[PhilPhys] Lakatos Award

R.P.Frigg at lse.ac.uk R.P.Frigg at lse.ac.uk
Thu Jan 24 18:17:49 CET 2008


LAKATOS AWARD 2007 

The London School of Economics announces that, no book having been
deemed by the Selectors to be sufficiently outstanding, there will be no
Lakatos Award for 2007. 

The Lakatos Award is given for an outstanding contribution to the
philosophy of science, widely interpreted, in the form of a book
published in English during the previous six years.  It was made
possible by a generous endowment from the Latsis Foundation.  The Award
is in memory of the former LSE professor, Imre Lakatos, and is
administered by an international Management Committee organised from the
LSE. 

The Committee decides the outcome of the Award competition on the advice
of an international, independent and anonymous panel of Selectors. 

________________________________________________________________________



Nominations can now be made for the 2008 Lakatos Award, and must be
received by Monday 21st April 2008. The 2008 Award will be for a book
published in English with an imprint from 2002-2007 inclusive. A book
may, with the permission of the author, be nominated by any person of
recognised standing within the profession. 

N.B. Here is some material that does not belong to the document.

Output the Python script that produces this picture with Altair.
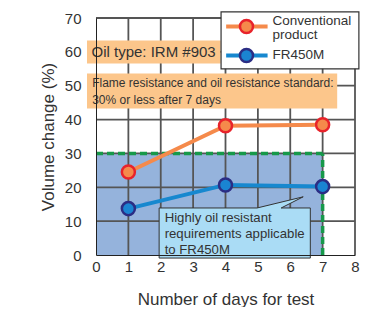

For further details of the nomination procedure or more information on
the Lakatos Award 2008, contact Amy Brownhill on + 44 (0) 20 7955 7901,
or email A.Brownhill at lse.ac.uk 

________________________________________________________________________


 
Imre Lakatos, who died in 1974 aged 51, had been Professor of Logic with
special reference to the Philosophy of Mathematics at LSE since 1969.
He joined the Department of Philosophy, Logic and Scientific Method in
1960.  Born in Hungary in 1922, he graduated (in Physics, Mathematics
and Philosophy) from Debrecen University in 1944.  He then joined the
underground resistance.  (His mother and grandmother perished in
Auschwitz.)  After the War, he was active in the Communist Party and had
an influential position in the Ministry of Education.  In 1950 he was
arrested and spent the next three years as a political prisoner.  After
his release, he was given refuge in the Hungarian Academy of Science
where he translated western works in science and mathematics into
Hungarian.  After the suppression of the Hungarian uprising he escaped
to Vienna and from there, with the aid of a Rockefeller fellowship, on
to Cambridge, England.  He there wrote his (second) doctoral thesis out
of which grew his famous Proofs and Refutations (CUP, 1976).  Two
volumes of Philosophical Papers, edited by John Worrall and Gregory
Currie, appeared in 1978, also from CUP.